Besides the “no interaction with artificially peppy Blockbuster kids” benefits that the faceless robotic system affords, their prices are cheap and you can rent for as little as six hours ($1.83).

The whole “six hours” thing is a little deceptive: it seems like an awfully long time, but when I brought Proof home I realized that I had to have it back before 3:00 a.m. to make it under the 6 hour window. Even 12 hours — the next plateau — would leave me with 9:00 a.m. Still, it’s nice to have the choice, and you don’t need to decide your rental window when you rent — the robot just adds it up and deducts the appropriate amount from your account when you return the DVD.

The robot isn’t completely in control, actually: the new account process involves real human interaction (humans present until 10:00 p.m.) and, in fact, it helped to have said human around to explain how to interact with the robot, which is a little complicated and could use some UI work (i.e. the button you press to scroll “down” actually points “up”).
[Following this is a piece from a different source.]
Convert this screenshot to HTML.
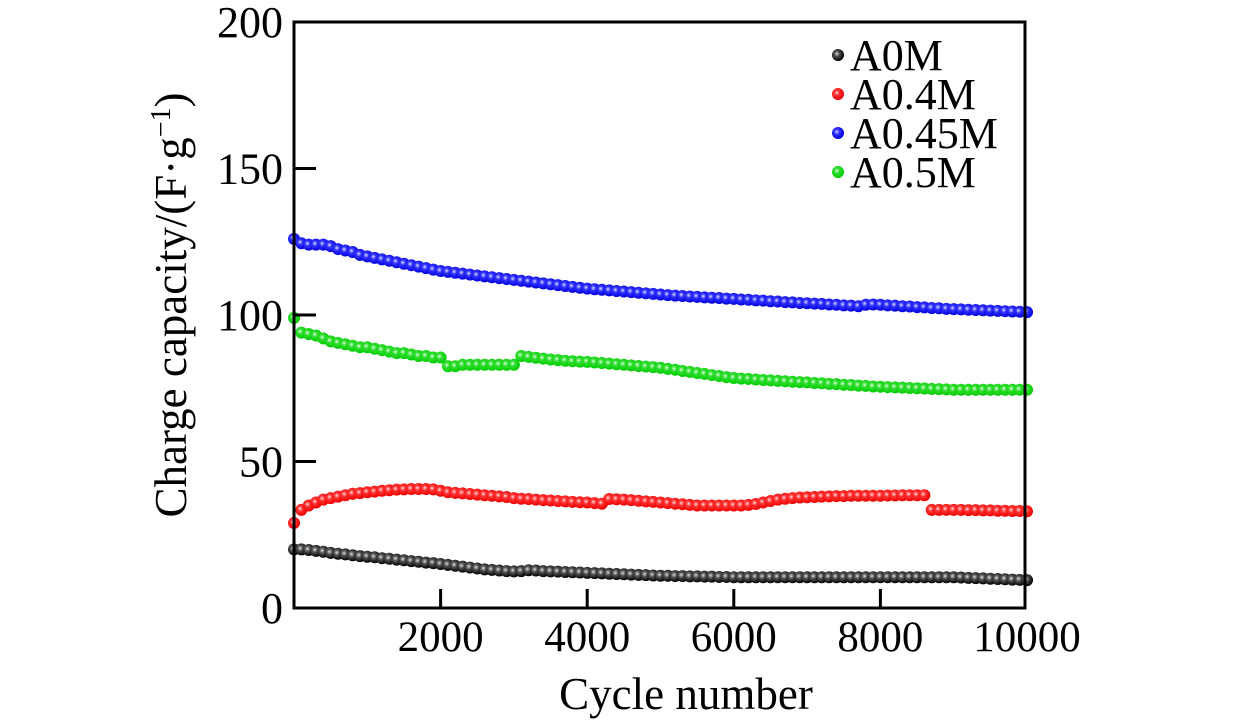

No word on what G’s first rental will be.

Comments

Daniel's picture
Daniel on July 16, 2006 - 06:16

Granted it’s not that close to where you live, but have you rented at That’s Entertainment? Locally owned (as far as I know), socially responsible (they do some great donation stuff), cheap prices, and open late into the night every night. Plus, unlike the robot, their staff (who are generally not peppy Blockbuster animatrons) are knowledgeable and helpful. The staff have great suggestions on a special shelf and their selection of foreign and indie films is very good. They also easily have the best selection of video stores on the Island, although I don’t know what the robot has in it’s catalogue.

Kevin's picture
Kevin on July 16, 2006 - 11:19

To continue the ‘get good service here’ thing: There’s a young chap at Box Office in Cornwall (locally owned, socially ??) who can frequently be found at the counter — I wish I could think of his name, this [ ] would be a good place for it. Anyway, you walk in, shoot him a cheery smile, get one back, tell him what mood you’re in, and 9 times out of 10 he’ll hand you something you’ll enjoy. There are lots of good places to rent movies and I haven’t the slightest compulsion to go to any of them because of the service I get here.

Peter Rukavina's picture
Peter Rukavina on July 16, 2006 - 15:59

Yes, That’s Entertainment is a good place to rent videos.

Isaac Grant's picture
Isaac Grant on July 16, 2006 - 19:58

Too bad G didn’t see the deal at That’s Entertainment — its something along the lines of pre-pay for 10 rentals and get a dvd player for free — which really does ring home how cheap dvd players have become.

Mark's picture
Mark on July 17, 2006 - 14:52

Have you noticed that on some of the screens, you can actually see some of the HTML and javascript in the background? I thought that was kinda odd.

oliver's picture
oliver on July 17, 2006 - 17:41

Strange how many business models we have going at once—theatre, videos for sale, video store rentals, premium cable, pay-per-view cable or satellite, netflix rental, robot rental and paid Web downloading. Are we a leisure based economy or what? I suppose not all of these are long for this world. The only rationale I can think of to persist in delivering by disc is if they make it easier to secure movies or to track illegal copying. Everybody with a phone line ought to be able to download the binaries pretty soon…unless this net neutrality thing plays out badly.